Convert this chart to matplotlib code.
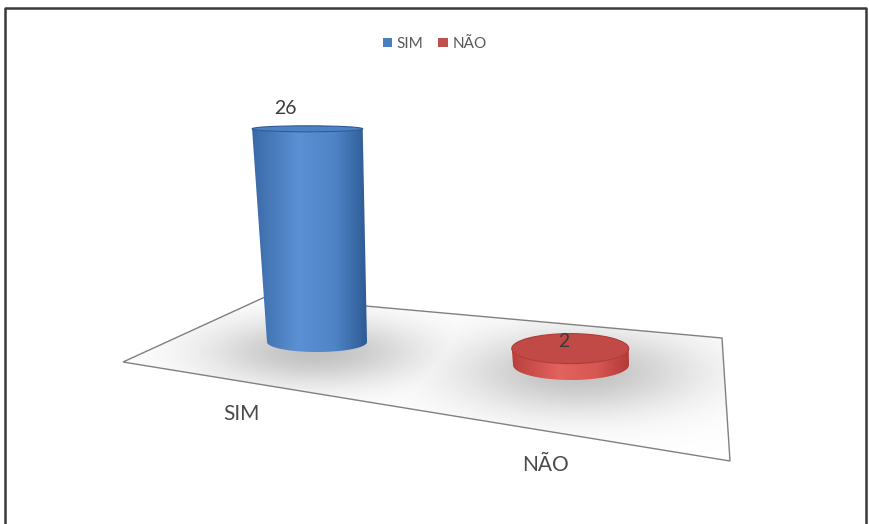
import numpy as np
import matplotlib.pyplot as plt
from matplotlib.patches import Polygon, Ellipse, Rectangle
from matplotlib.colors import LinearSegmentedColormap

plt.rcParams['font.family'] = ['Lato', 'DejaVu Sans']

categories = ["SIM", "NÃO"]
values = [26, 2]
side_colors = [["#3a69a6", "#5b91d4", "#4f84c7", "#2e5b95"],
               ["#bb403d", "#e2625d", "#d75753", "#b13a37"]]
top_colors = ["#4c82c5", "#c24a46"]
legend_colors = ["#4a7ebf", "#c0504d"]

W, H = 869, 524
fig = plt.figure(figsize=(W / 100, H / 100), dpi=100)
ax = fig.add_axes([0, 0, 1, 1])
ax.axis('off')

# floor plane and bar placement (pixel space)
floor = [(123, 362), (265, 297), (722, 338), (730, 461)]
base_x = [317, 571]
base_y = [342, 365]
base_rx = [50, 58]
base_ry = [10, 15]
top_ry = [3, 15]
px_per_unit = 8.2
label_dy = [-20, -7]
label_dx = [-22, -6]
cat_xy = [(241, 414), (546, 465)]
shadows = [(315, 352, 135, 42), (578, 372, 150, 52)]

floor_patch = Polygon(floor, closed=True, facecolor='white', edgecolor='none', zorder=1)
ax.add_patch(floor_patch)

# soft shadows on the floor
yy, xx = np.mgrid[0:H, 0:W] + 0.5
alpha = np.zeros((H, W))
for sx, sy, wx, wy in shadows:
    g = np.exp(-(((xx - sx) / wx) ** 2 + ((yy - sy) / wy) ** 2) * 1.6)
    alpha = np.maximum(alpha, g)
shade = np.zeros((H, W, 4))
shade[..., :3] = 0.6
shade[..., 3] = alpha * 0.6
im = ax.imshow(shade, extent=(0, W, H, 0), zorder=2, interpolation='bilinear')
im.set_clip_path(floor_patch)
ax.add_patch(Polygon(floor, closed=True, facecolor='none', edgecolor='#808080', lw=1.0, zorder=3))


def cylinder(i):
    h = values[i] * px_per_unit
    cx, yb, rx, ryb, ryt = base_x[i], base_y[i], base_rx[i], base_ry[i], top_ry[i]
    xt = cx - 0.045 * h
    yt = yb - h
    rxt = rx * (1 + 0.0005 * h)
    th = np.linspace(0, np.pi, 80)
    lower = [(cx + rx * np.cos(t), yb + ryb * np.sin(t)) for t in th]
    top_low = [(xt + rxt * np.cos(t), yt + ryt * np.sin(t)) for t in th[::-1]]
    body = Polygon(lower + top_low, closed=True, facecolor='none', edgecolor='none', zorder=4)
    ax.add_patch(body)
    cmap = LinearSegmentedColormap.from_list('side', list(zip([0, 0.4, 0.72, 1], side_colors[i])))
    grad = np.linspace(0, 1, 256)[None, :]
    x0 = min(cx - rx, xt - rxt)
    x1 = max(cx + rx, xt + rxt)
    g = ax.imshow(grad, cmap=cmap, extent=(x0, x1, yb + ryb, yt - ryt), aspect='auto', zorder=4)
    g.set_clip_path(body)
    ax.add_patch(Ellipse((xt, yt), 2 * rxt, 2 * ryt, facecolor=top_colors[i],
                         edgecolor=side_colors[i][3], lw=0.8, zorder=5))
    ax.text(xt + label_dx[i], yt + label_dy[i], str(values[i]), ha='center', va='center',
            fontsize=14, color='#3a3a3a', zorder=6)


for i in range(len(values)):
    cylinder(i)

for (x, y), c in zip(cat_xy, categories):
    ax.text(x, y, c, ha='center', va='center', fontsize=15, color='#4a4a4a')

handles = [Rectangle((0, 0), 1, 1, facecolor=c) for c in legend_colors]
ax.legend(handles, categories, loc='center', bbox_to_anchor=(0.5, 1 - 44 / H), ncol=2,
          frameon=False, fontsize=11, labelcolor='#595959', handlelength=0.6,
          handleheight=0.6, handletextpad=0.3, columnspacing=1.0)

# outer frame
ax.plot([4.5, 4.5, 866, 866], [H, 7.5, 7.5, H], color='#3a3a3a', lw=1.8, zorder=7)

ax.set_xlim(0, W)
ax.set_ylim(H, 0)
fig.savefig('out.png', dpi=100)
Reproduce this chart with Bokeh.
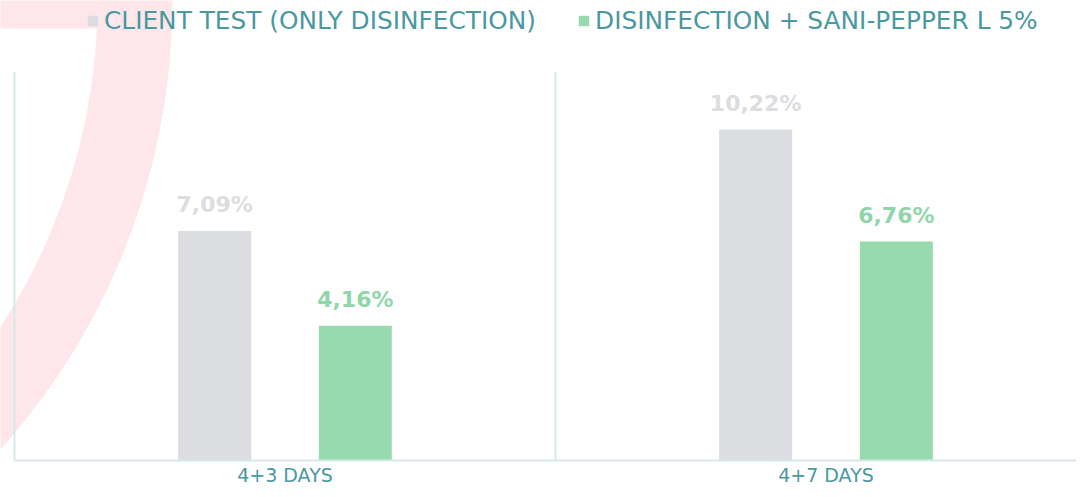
from bokeh.plotting import figure
from bokeh.models import (Range1d, FixedTicker, LabelSet, ColumnDataSource,
                          Legend, LegendItem)
from bokeh.core.properties import value
from bokeh.transform import dodge
from bokeh.embed import file_html
from bokeh.resources import INLINE

# ---- data ----
categories = ["4+3 DAYS", "4+7 DAYS"]
client_test = [7.09, 10.22]
sani_pepper = [4.16, 6.76]
series_names = ["CLIENT TEST (ONLY DISINFECTION)", "DISINFECTION + SANI-PEPPER L 5%"]

# ---- styling ----
GRAY = "#dcdde1"
GREEN = "#97dab0"
GRAY_LBL = "#dcdde1"
GREEN_LBL = "#8fd7a9"
TEAL = "#4a98a0"
LINE = "#d6e9eb"
PINK = "#fde7ea"

PX_X = 541.0     # pixels per category
PX_Y = 32.38     # pixels per percent
W, H = 1076, 489
FRAME_H = 460
Y_TOP = 12.0     # extent of separator lines (percent)

xs = [i + 1 for i in range(len(categories))]
fmt = lambda v: ("%.2f" % v).replace(".", ",") + "%"

src = ColumnDataSource(dict(
    x=xs,
    client=client_test,
    sani=sani_pepper,
    client_lbl=[fmt(v) for v in client_test],
    sani_lbl=[fmt(v) for v in sani_pepper],
))

x_start = 0.5 - 14 / PX_X
x_end = x_start + W / PX_X
y_end = FRAME_H / PX_Y

p = figure(width=W, height=H, x_range=Range1d(x_start, x_end),
           y_range=Range1d(0, y_end), y_axis_location=None,
           output_backend="svg", toolbar_location=None,
           min_border_left=0, min_border_right=0, min_border_top=0,
           min_border_bottom=H - FRAME_H)
p.outline_line_color = None
p.background_fill_color = "white"
p.border_fill_color = "white"
p.grid.visible = False

# decorative pink arc in the background
cx = x_start - 500 / PX_X
cy = y_end
p.annulus(x=[cx], y=[cy], inner_radius=597, outer_radius=672,
          inner_radius_units="screen", outer_radius_units="screen",
          fill_color=PINK, line_color=None, level="image")
p.quad(left=[x_start - 0.05], right=[x_start + 105 / PX_X],
       top=[y_end + 1], bottom=[y_end - 28 / PX_Y],
       fill_color=PINK, line_color=None, level="image")

# vertical separators between categories
bounds = [i + 0.5 for i in range(len(categories) + 1)]
p.segment(x0=bounds, x1=bounds, y0=[0] * len(bounds), y1=[Y_TOP] * len(bounds),
          line_color=LINE, line_width=2, level="underlay")

off = 0.13
bw = 73 / PX_X
r1 = p.vbar(x=dodge("x", -off, range=p.x_range), top="client", width=bw,
            source=src, fill_color=GRAY, line_color=None)
r2 = p.vbar(x=dodge("x", off, range=p.x_range), top="sani", width=bw,
            source=src, fill_color=GREEN, line_color=None)

for col, lbl, color, d in (("client", "client_lbl", GRAY_LBL, -off),
                           ("sani", "sani_lbl", GREEN_LBL, off)):
    p.add_layout(LabelSet(x=dodge("x", d, range=p.x_range), y=col, text=lbl,
                          source=src, y_offset=26, text_align="center",
                          text_baseline="middle", text_font_size="22px",
                          text_font=value("DejaVu Sans"),
                          text_font_style="bold", text_color=color))

# x axis
ax = p.xaxis[0]
ax.ticker = FixedTicker(ticks=xs)
ax.major_label_overrides = {x: c for x, c in zip(xs, categories)}
ax.major_tick_line_color = None
ax.minor_tick_line_color = None
ax.major_tick_out = 0
ax.major_tick_in = 0
ax.minor_tick_out = 0
ax.minor_tick_in = 0
ax.axis_line_color = LINE
ax.axis_line_width = 2
ax.bounds = (0.5, 2.6)
ax.major_label_text_font = "DejaVu Sans"
ax.major_label_text_font_size = "19px"
ax.major_label_text_color = TEAL
ax.major_label_standoff = 3

legend = Legend(items=[LegendItem(label=series_names[0], renderers=[r1]),
                       LegendItem(label=series_names[1], renderers=[r2])],
                orientation="horizontal", location=(86, 425),
                glyph_width=13, glyph_height=13, label_standoff=5,
                spacing=41, padding=0, margin=0,
                border_line_color=None, background_fill_alpha=0,
                label_text_font="DejaVu Sans", label_text_font_size="24.8px",
                label_text_color=TEAL)
p.add_layout(legend)

open("out.html", "w").write(file_html(p, INLINE))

###

§ Your objective
Repeat, word for word and with no pictures, only the lines running from the beginning of the data to the line that contains "ax.axis('off')".

§ Solution for this exercise
Convert this chart to matplotlib code.
import numpy as np
import matplotlib.pyplot as plt
from matplotlib.patches import Polygon, Ellipse, Rectangle
from matplotlib.colors import LinearSegmentedColormap

plt.rcParams['font.family'] = ['Lato', 'DejaVu Sans']

categories = ["SIM", "NÃO"]
values = [26, 2]
side_colors = [["#3a69a6", "#5b91d4", "#4f84c7", "#2e5b95"],
               ["#bb403d", "#e2625d", "#d75753", "#b13a37"]]
top_colors = ["#4c82c5", "#c24a46"]
legend_colors = ["#4a7ebf", "#c0504d"]

W, H = 869, 524
fig = plt.figure(figsize=(W / 100, H / 100), dpi=100)
ax = fig.add_axes([0, 0, 1, 1])
ax.axis('off')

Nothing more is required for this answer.